Walter Carlos at his Moog Electronic Music Synthesizer. At left is an 8-track recorder which tapes directly from the Synthesizer’s output. Above the Synthesizer keyboards ar the circuit module which can be interconnected (as shown here) to generate tones with any desired qualities. Tones are monitored through the loudspeaker barely discernible at the right.

CAN Bach be synthesized without becoming ersatz? He can – as shown by Switched-On Bach (Columbia stereo, M 7194, $5.98), ten works of Bach performed on a Moog Electronic Synthesizer by composer and synthesist Walter Carlos, assisted by musicologist Benjamin Folkman. But the disc’s importance lies less in what it tells us about Bach than in what it portends for electronic music: a viable future as a performing art.

It is, of course, a most unusual Bach one hears in this recording. The crackling sonorities of the Baroque are realized in unfamiliar electronic tones chosen at times to suggest the character of the harpsichord and other Baroque instruments as well a imitating their sounds. For this, or other unidentifiable reason, Columbia MS 7194 has become not only the fastest selling Bach record of all time, but one of the fastest moving classical record in history. Within the first six weeks of its availability 50,000 copies were on the market and most of them had been sold.

Even more remarkable than the technical means employed is the expression that Carlos and Folkman have imparted to their performance. Until now, the state of the art did not allow such nuances of phrasing to be expressed with the techniques of electronic music.

“Two years ago,” writes Folkman, “with the equipment then available, to obtain the qualities that make up a good performance was a thankless, time-consuming, and ultimately futile enterprise. Even rudimentary phrasing, articulation, or modulation of timbre could involve many grueling hours for the production of mere seconds of music. Crescendo and diminuendo, the two most natural … means of musical expression, required the most calculated and laborious manipulation…. Only the least sophisticated mean of expression, i.e., timbral and dynamic contrasts, could be controlled satisfactorily.”

True, the range of control exhibited on this album is surpassed by many (though by no means all ) conventional Bach interpretations.

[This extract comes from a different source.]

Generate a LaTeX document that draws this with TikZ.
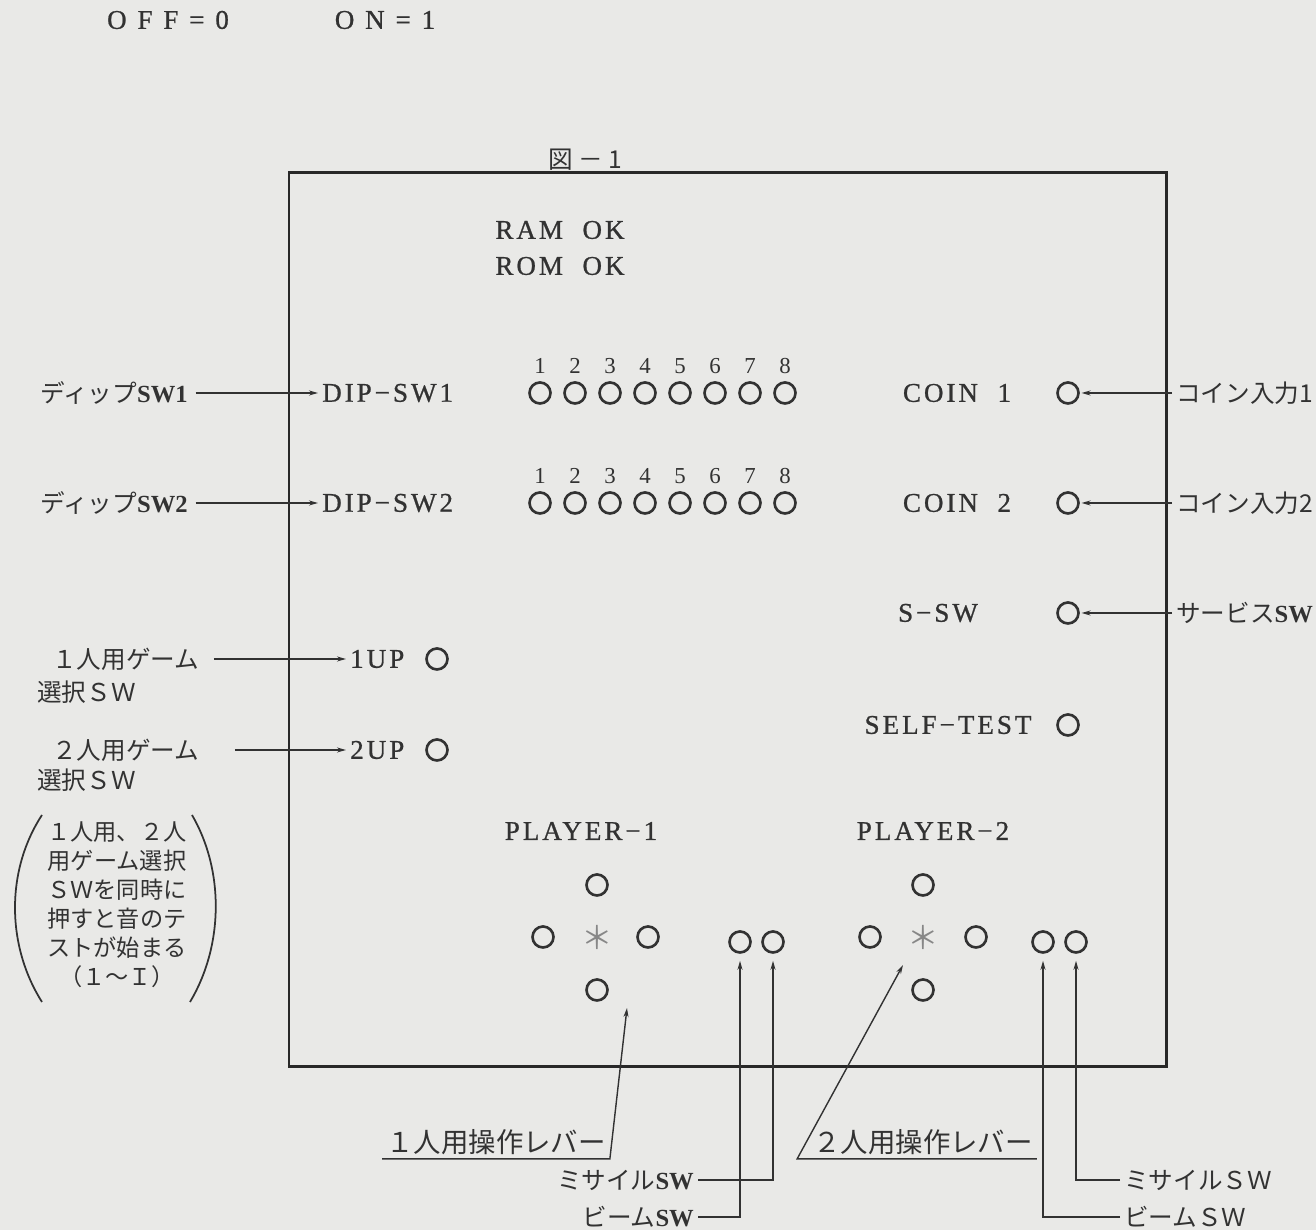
\documentclass[tikz,border=0pt]{standalone}
\usepackage{fontspec}
\setmainfont{Liberation Serif}
\newfontfamily\jpFont{Noto Sans CJK JP}
\newfontfamily\panelFont[LetterSpace=11, FakeBold=0.8]{Liberation Serif}
\newfontfamily\wideFont[LetterSpace=40, FakeBold=0.8]{Liberation Serif}
\usepackage{tikz}
\usetikzlibrary{arrows.meta}
\usetikzlibrary{positioning}
\definecolor{paperGray}{RGB}{233,233,231}
\definecolor{inkGray}{RGB}{50,50,50}
\definecolor{frameGray}{RGB}{40,40,40}
\definecolor{starGray}{RGB}{135,135,135}
\tikzset{lampCircle/.style={draw=inkGray, circle, line width=0.75pt, minimum size=0.21cm, inner sep=0pt}}
\tikzset{panelText/.style={text=inkGray, inner sep=1pt, font=\panelFont\fontsize{7.7}{9}\selectfont}}
\tikzset{jpText/.style={text=inkGray, inner sep=1pt, font=\jpFont\fontsize{7}{8.4}\selectfont}}
\tikzset{swArrow/.style={draw=inkGray, line width=0.4pt, -{Stealth[length=0.09cm,width=0.05cm]}}}
\tikzset{digitLabel/.style={label={[text=inkGray, font=\fontsize{6.5}{7}\selectfont, inner sep=0.5pt, label distance=1.5pt]above:#1}}}

\begin{document}
\begin{tikzpicture}

\useasboundingbox (0,0) rectangle (13.16,12.30);
\fill[paperGray] (0,0) rectangle (13.16,12.30);

\node[panelText] (offLbl) at (1.68, 12.10) {\wideFont OFF=0};
\node[panelText] (onLbl) at (3.85, 12.10) {\wideFont ON=1};
\node[jpText] (figTitle) at (5.85, 10.70) {図 － 1};

% screen frame
\draw[frameGray, line width=0.85pt] (2.89, 1.63) rectangle (11.66, 10.57);

\node[panelText] (ramOk) at (5.60, 10.00) {RAM\ \ OK};
\node[panelText] (romOk) at (5.60, 9.64) {ROM\ \ OK};

% dip switches
\node[jpText, anchor=east] (dipALbl) at (1.92, 8.37) {ディップ{\rmfamily\bfseries SW1}};
\node[panelText, anchor=west] (dipA) at (3.18, 8.37) {DIP−SW1};
\node[lampCircle, digitLabel=1] (da1) at (5.40, 8.37) {};
\node[lampCircle, digitLabel=2] (da2) at (5.75, 8.37) {};
\node[lampCircle, digitLabel=3] (da3) at (6.10, 8.37) {};
\node[lampCircle, digitLabel=4] (da4) at (6.45, 8.37) {};
\node[lampCircle, digitLabel=5] (da5) at (6.80, 8.37) {};
\node[lampCircle, digitLabel=6] (da6) at (7.15, 8.37) {};
\node[lampCircle, digitLabel=7] (da7) at (7.50, 8.37) {};
\node[lampCircle, digitLabel=8] (da8) at (7.85, 8.37) {};

\node[jpText, anchor=east] (dipBLbl) at (1.92, 7.27) {ディップ{\rmfamily\bfseries SW2}};
\node[panelText, anchor=west] (dipB) at (3.18, 7.27) {DIP−SW2};
\node[lampCircle, digitLabel=1] (db1) at (5.40, 7.27) {};
\node[lampCircle, digitLabel=2] (db2) at (5.75, 7.27) {};
\node[lampCircle, digitLabel=3] (db3) at (6.10, 7.27) {};
\node[lampCircle, digitLabel=4] (db4) at (6.45, 7.27) {};
\node[lampCircle, digitLabel=5] (db5) at (6.80, 7.27) {};
\node[lampCircle, digitLabel=6] (db6) at (7.15, 7.27) {};
\node[lampCircle, digitLabel=7] (db7) at (7.50, 7.27) {};
\node[lampCircle, digitLabel=8] (db8) at (7.85, 7.27) {};

\draw[swArrow, shorten <=1pt] (dipALbl) -- (dipA);
\draw[swArrow, shorten <=1pt] (dipBLbl) -- (dipB);

% coin, service, self test
\node[panelText] (coinA) at (9.57, 8.37) {COIN\ \ 1};
\node[lampCircle] (coinALamp) at (10.68, 8.37) {};
\node[jpText, anchor=west] (coinALbl) at (11.72, 8.37) {コイン入力1};

\node[panelText] (coinB) at (9.57, 7.27) {COIN\ \ 2};
\node[lampCircle] (coinBLamp) at (10.68, 7.27) {};
\node[jpText, anchor=west] (coinBLbl) at (11.72, 7.27) {コイン入力2};

\node[panelText] (sSw) at (9.38, 6.17) {S−SW};
\node[lampCircle] (sSwLamp) at (10.68, 6.17) {};
\node[jpText, anchor=west] (sSwLbl) at (11.72, 6.17) {サービス{\rmfamily\bfseries SW}};

\node[panelText] (selfTest) at (9.48, 5.05) {SELF−TEST};
\node[lampCircle] (selfTestLamp) at (10.68, 5.05) {};

\draw[swArrow, shorten >=0.5pt] (coinALbl) -- (coinALamp);
\draw[swArrow, shorten >=0.5pt] (coinBLbl) -- (coinBLamp);
\draw[swArrow, shorten >=0.5pt] (sSwLbl) -- (sSwLamp);

% start buttons
\node[jpText, anchor=west] (oneUpA) at (0.48, 5.71) {１人用ゲーム};
\node[jpText, anchor=west] (oneUpB) at (0.33, 5.38) {選択ＳＷ};
\node[panelText, anchor=west] (oneUp) at (3.46, 5.71) {1UP};
\node[lampCircle] (oneUpLamp) at (4.37, 5.71) {};

\node[jpText, anchor=west] (twoUpA) at (0.48, 4.80) {２人用ゲーム};
\node[jpText, anchor=west] (twoUpB) at (0.33, 4.50) {選択ＳＷ};
\node[panelText, anchor=west] (twoUp) at (3.46, 4.80) {2UP};
\node[lampCircle] (twoUpLamp) at (4.37, 4.80) {};

\draw[swArrow, shorten <=3pt] (oneUpA) -- (oneUp);
\draw[swArrow, shorten <=9pt] (twoUpA) -- (twoUp);

\node[jpText, align=center, font=\jpFont\fontsize{6.6}{8.25}\selectfont] (soundNote) at (1.17, 3.25)
  {１人用、２人\\用ゲーム選択\\ＳＷを同時に\\押すと音のテ\\ストが始まる\\（１～Ｉ）};
\draw[inkGray, line width=0.5pt] (0.42, 4.15) .. controls (0.06, 3.60) and (0.06, 2.85) .. (0.42, 2.28);
\draw[inkGray, line width=0.5pt] (1.92, 4.15) .. controls (2.24, 3.60) and (2.24, 2.85) .. (1.90, 2.28);

% player controls
\node[panelText] (playerA) at (5.81, 3.99) {PLAYER−1};
\node[lampCircle] (upA) at (5.97, 3.45) {};
\node[lampCircle] (leftA) at (5.43, 2.93) {};
\node[text=starGray, font=\jpFont\fontsize{9}{9}\selectfont] (stickA) at (5.97, 2.93) {＊};
\node[lampCircle] (rightA) at (6.48, 2.93) {};
\node[lampCircle] (downA) at (5.97, 2.40) {};
\node[lampCircle] (beamA) at (7.40, 2.88) {};
\node[lampCircle] (missileA) at (7.73, 2.88) {};

\node[panelText] (playerB) at (9.33, 3.99) {PLAYER−2};
\node[lampCircle] (upB) at (9.23, 3.45) {};
\node[lampCircle] (leftB) at (8.70, 2.93) {};
\node[text=starGray, font=\jpFont\fontsize{9}{9}\selectfont] (stickB) at (9.23, 2.93) {＊};
\node[lampCircle] (rightB) at (9.76, 2.93) {};
\node[lampCircle] (downB) at (9.23, 2.40) {};
\node[lampCircle] (beamB) at (10.43, 2.88) {};
\node[lampCircle] (missileB) at (10.76, 2.88) {};

% labels below the frame
\coordinate (leverATip) at (6.27, 2.22);
\coordinate (leverBTip) at (9.03, 2.65);
\node[jpText, font=\jpFont\fontsize{7.8}{9}\selectfont] (leverA) at (4.96, 0.88) {１人用操作レバー};
\node[jpText, font=\jpFont\fontsize{7.8}{9}\selectfont] (leverB) at (9.23, 0.88) {２人用操作レバー};
\draw[swArrow] (leverA.south west) -- (leverA.south east) -- (leverATip);
\draw[swArrow] (leverB.south east) -- (leverB.south west) -- ++(-0.12, 0) -- (leverBTip);

\node[jpText, anchor=east] (missileALbl) at (6.98, 0.50) {ミサイル{\rmfamily\bfseries SW}};
\node[jpText, anchor=east] (beamALbl) at (6.98, 0.13) {ビーム{\rmfamily\bfseries SW}};
\node[jpText, anchor=west] (missileBLbl) at (11.20, 0.50) {ミサイルＳＷ};
\node[jpText, anchor=west] (beamBLbl) at (11.20, 0.13) {ビームＳＷ};

\draw[swArrow, shorten >=0.07cm] (missileALbl.east) -| (missileA.south);
\draw[swArrow, shorten >=0.07cm] (beamALbl.east) -| (beamA.south);
\draw[swArrow, shorten >=0.07cm] (missileBLbl.west) -| (missileB.south);
\draw[swArrow, shorten >=0.07cm] (beamBLbl.west) -| (beamB.south);

\end{tikzpicture}
\end{document}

And the techniques used seem hardly up to the challenges of the Romantic era. In fact, the more congenial challenge of the Baroque was one of the factors in the choice of Bach to prove this record’s point: Both Baroque and electronic music share “characteristics such as crisp, bright sonorities, terraced dynamics, and high relief of voices … among [their] most idiomatic features . . .” according to Folkman’s liner notes.

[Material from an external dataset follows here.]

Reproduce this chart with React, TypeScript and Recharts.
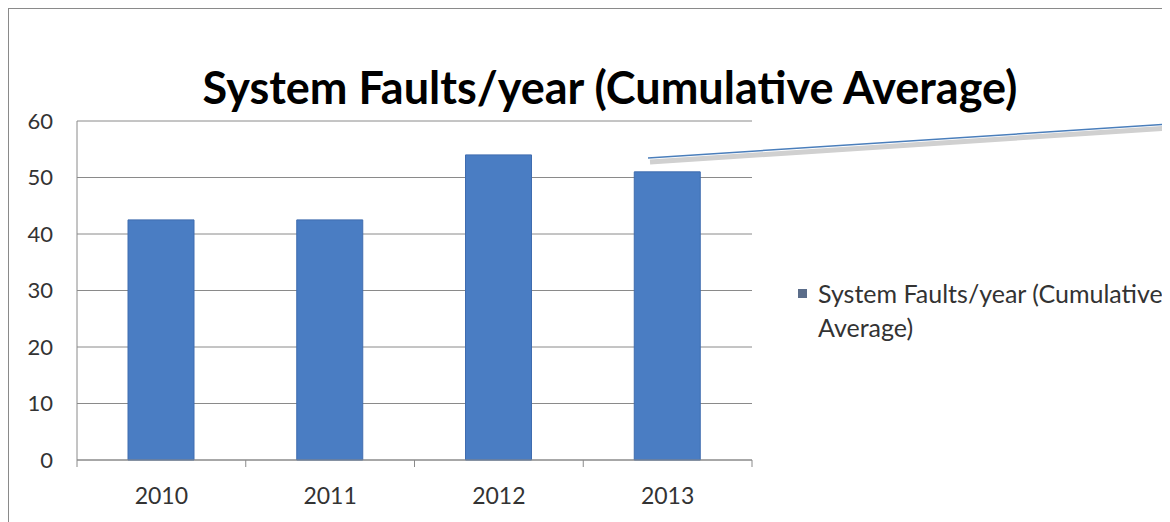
import React from "react";
import { BarChart, Bar, XAxis, YAxis, CartesianGrid } from "recharts";

const categories = ["2010", "2011", "2012", "2013"];
const faults = [42.5, 42.5, 54, 51];
const yTicks = [0, 10, 20, 30, 40, 50, 60];
const seriesName = "System Faults/year (Cumulative Average)";
const titleText = "System Faults/year (Cumulative Average)";
const legendLines = ["System Faults/year (Cumulative", "Average)"];

const data = categories.map((c, i) => ({ year: c, value: faults[i] }));

const W = 1162;
const H = 514;
const PLOT_LEFT = 69;
const PLOT_RIGHT = 744;
const PLOT_TOP = 113;
const PLOT_BOTTOM = 452;
const Y_W = 60;
const X_H = 50;
const FONT = "Lato, 'Open Sans', sans-serif";
const GRID = "#8a8a8a";

const XTick = (props: any) => {
  const { x, y, payload, index } = props;
  const bw = (PLOT_RIGHT - PLOT_LEFT) / categories.length;
  const left = x - bw / 2;
  return (
    <g>
      <line x1={left} y1={y} x2={left} y2={y + 7} stroke={GRID} strokeWidth={1} />
      {index === categories.length - 1 && (
        <line x1={x + bw / 2} y1={y} x2={x + bw / 2} y2={y + 7} stroke={GRID} strokeWidth={1} />
      )}
      <text
        x={x}
        y={y + 35}
        textAnchor="middle"
        dominantBaseline="central"
        fontFamily={FONT}
        fontSize={23}
        fill="#333"
      >
        {payload.value}
      </text>
    </g>
  );
};

export default function App() {
  return (
    <div style={{ position: "relative", width: W, height: H, background: "#fff" }}>
      <div
        style={{
          position: "absolute",
          left: -1,
          top: -1,
          width: W + 10,
          height: H + 10,
          borderLeft: "2px solid #8a8a8a",
          borderTop: "2px solid #8a8a8a",
          pointerEvents: "none",
        }}
      />
      <div
        style={{
          position: "absolute",
          left: 0,
          width: 1204,
          top: 50,
          textAlign: "center",
          fontFamily: FONT,
          fontWeight: 700,
          fontSize: 45,
          lineHeight: "58px",
          color: "#000",
          whiteSpace: "nowrap",
        }}
      >
        {titleText}
      </div>
      <BarChart
        width={W}
        height={H}
        data={data}
        margin={{ top: PLOT_TOP, right: W - PLOT_RIGHT, bottom: H - PLOT_BOTTOM - X_H, left: PLOT_LEFT - Y_W }}
        barCategoryGap="30%"
      >
        <CartesianGrid vertical={false} stroke={GRID} strokeWidth={1} />
        <XAxis
          dataKey="year"
          height={X_H}
          axisLine={{ stroke: GRID }}
          tickLine={false}
          tickSize={0}
          tickMargin={0}
          tick={<XTick />}
          interval={0}
        />
        <YAxis
          width={Y_W}
          domain={[0, 60]}
          ticks={yTicks}
          axisLine={{ stroke: GRID }}
          tickLine={false}
          tickSize={0}
          tickMargin={24}
          tick={{ fontFamily: FONT, fontSize: 22, fill: "#333" }}
        />
        <Bar
          dataKey="value"
          name={seriesName}
          fill="#4a7dc3"
          stroke="#3f6caf"
          strokeWidth={1}
          barSize={66}
          isAnimationActive={false}
        />
      </BarChart>
      <div
        style={{
          position: "absolute",
          left: 790,
          top: 268,
          display: "flex",
          fontFamily: FONT,
          fontSize: 25,
          color: "#333",
          lineHeight: "34px",
        }}
      >
        <div style={{ width: 9, height: 9, background: "#5b6d8a", marginTop: 13, marginRight: 11, flex: "none" }} />
        <div style={{ width: 362, whiteSpace: "nowrap" }}>
          {legendLines[0]}
          <br />
          {legendLines[1]}
        </div>
      </div>
      <svg
        width={W}
        height={H}
        style={{ position: "absolute", left: 0, top: 0, pointerEvents: "none" }}
      >
        <line x1={642} y1={154} x2={1162} y2={120} stroke="#d0d0d0" strokeWidth={5} />
        <line x1={640} y1={150} x2={1162} y2={116} stroke="#4a7ebb" strokeWidth={1.5} />
      </svg>
    </div>
  );
}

But once beyond the culture shock of hearing patently electronic sounds mixed with apparently instrumental ones, one must grant that Carlos and Folkman have produced an album of Bach interpretations which, in some opinion, are as valid as orchestral transcriptions, and probably as valid as many instrumental ones. Argue the musical values and you concede the record’s point: that there are musical values on the disc that can be argued from purely musical standpoints.

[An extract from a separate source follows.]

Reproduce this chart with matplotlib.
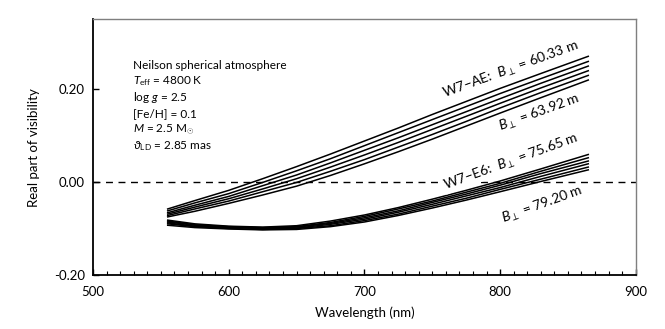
import numpy as np
import matplotlib
matplotlib.use("Agg")
import matplotlib.pyplot as plt
from matplotlib.ticker import MultipleLocator

plt.rcParams['font.family'] = ['Lato', 'DejaVu Sans']
plt.rcParams['mathtext.fontset'] = 'custom'
plt.rcParams['mathtext.rm'] = 'Lato'
plt.rcParams['mathtext.it'] = 'Lato:italic'
plt.rcParams['mathtext.bf'] = 'Lato:bold'

# wavelength grid (nm)
wl = [555, 575, 600, 625, 650, 675, 700, 725, 750, 775, 800, 830, 865]

# W7-AE baselines (60.33 m ... 63.92 m)
ae_1 = [-0.058, -0.040, -0.018, 0.007, 0.033, 0.060, 0.088, 0.116, 0.145, 0.173, 0.201, 0.233, 0.270]
ae_2 = [-0.062, -0.045, -0.025, -0.001, 0.024, 0.050, 0.078, 0.106, 0.134, 0.162, 0.190, 0.222, 0.259]
ae_3 = [-0.066, -0.050, -0.031, -0.008, 0.015, 0.041, 0.068, 0.095, 0.123, 0.151, 0.179, 0.212, 0.249]
ae_4 = [-0.069, -0.054, -0.036, -0.015, 0.007, 0.032, 0.058, 0.085, 0.113, 0.141, 0.169, 0.202, 0.239]
ae_5 = [-0.072, -0.058, -0.041, -0.021, -0.001, 0.023, 0.048, 0.075, 0.102, 0.130, 0.159, 0.192, 0.229]
ae_6 = [-0.075, -0.063, -0.046, -0.028, -0.009, 0.014, 0.039, 0.065, 0.092, 0.120, 0.148, 0.181, 0.219]

# W7-E6 baselines (75.65 m ... 79.20 m)
e6_1 = [-0.082, -0.090, -0.095, -0.097, -0.094, -0.084, -0.071, -0.055, -0.037, -0.018, 0.002, 0.028, 0.059]
e6_2 = [-0.084, -0.092, -0.096, -0.098, -0.096, -0.087, -0.074, -0.058, -0.041, -0.022, -0.003, 0.023, 0.052]
e6_3 = [-0.086, -0.093, -0.097, -0.099, -0.097, -0.089, -0.077, -0.062, -0.044, -0.026, -0.007, 0.018, 0.045]
e6_4 = [-0.088, -0.095, -0.098, -0.100, -0.099, -0.091, -0.080, -0.065, -0.048, -0.030, -0.012, 0.012, 0.039]
e6_5 = [-0.090, -0.096, -0.100, -0.102, -0.100, -0.094, -0.083, -0.069, -0.052, -0.035, -0.016, 0.006, 0.032]
e6_6 = [-0.093, -0.098, -0.101, -0.103, -0.102, -0.096, -0.086, -0.072, -0.056, -0.039, -0.021, 0.001, 0.026]

fig = plt.figure(figsize=(6.65, 3.29), dpi=100)
ax = fig.add_axes([0.14, 0.164, 0.816, 0.778])

for y in [ae_1, ae_2, ae_3, ae_4, ae_5, ae_6, e6_1, e6_2, e6_3, e6_4, e6_5, e6_6]:
    ax.plot(wl, y, color='black', lw=1.1)

ax.axhline(0, color='black', lw=1.0, ls=(0, (5, 4)))

ax.set_xlim(500, 900)
ax.set_ylim(-0.2, 0.35)
ax.set_xticks([500, 600, 700, 800, 900])
ax.xaxis.set_minor_locator(MultipleLocator(10))
ax.set_yticks([-0.2, 0.0, 0.2])
ax.set_yticklabels(['-0.20', '0.00', '0.20'])
ax.tick_params(which='both', direction='in', labelsize=9.5, color='black')
ax.tick_params(which='major', length=4, width=1)
ax.tick_params(which='minor', length=3, width=0.8)
ax.tick_params(axis='x', pad=8)
ax.tick_params(axis='y', pad=6)

for s in ['left', 'bottom']:
    ax.spines[s].set_color('black')
    ax.spines[s].set_linewidth(1.3)
for s in ['top', 'right']:
    ax.spines[s].set_color('#7f7f7f')
    ax.spines[s].set_linewidth(1.0)

ax.set_xlabel('Wavelength (nm)', fontsize=9.5, labelpad=6)
ax.set_ylabel('Real part of visibility', fontsize=9.5, labelpad=10)

info = ['Neilson spherical atmosphere',
        r'$T_{\mathrm{eff}}$ = 4800 K',
        r'log $g$ = 2.5',
        '[Fe/H] = 0.1',
        r'$M$ = 2.5 M$_{\odot}$',
        r'$\vartheta_{\mathrm{LD}}$ = 2.85 mas']
for i, t in enumerate(info):
    ax.text(0.074, 0.82 - i * 0.063, t, transform=ax.transAxes,
            fontsize=8.5, va='center', ha='left')

rot = 20
ax.text(808, 0.241, r'W7–AE:  $B_{\perp}$ = 60.33 m', rotation=rot,
        rotation_mode='anchor', ha='center', va='center', fontsize=10)
ax.text(829, 0.148, r'$B_{\perp}$ = 63.92 m', rotation=rot,
        rotation_mode='anchor', ha='center', va='center', fontsize=10)
ax.text(808, 0.043, r'W7–E6:  $B_{\perp}$ = 75.65 m', rotation=rot,
        rotation_mode='anchor', ha='center', va='center', fontsize=10,
        bbox=dict(facecolor='white', edgecolor='none', pad=0.5))
ax.text(831, -0.049, r'$B_{\perp}$ = 79.20 m', rotation=rot,
        rotation_mode='anchor', ha='center', va='center', fontsize=10)

fig.savefig('out.png', dpi=100)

Electronic music has too long been shaped by its restrictions of nuance, says Carlos. Such restrictions were inherent in the “classical” studio technique from which today’s electronic music emerged. That technique involved the laborious building up of tones from endless dial-settings on separate generators, filters, and other instruments, followed by the transcription of these tones to bits of tape that had to be edited or spliced together.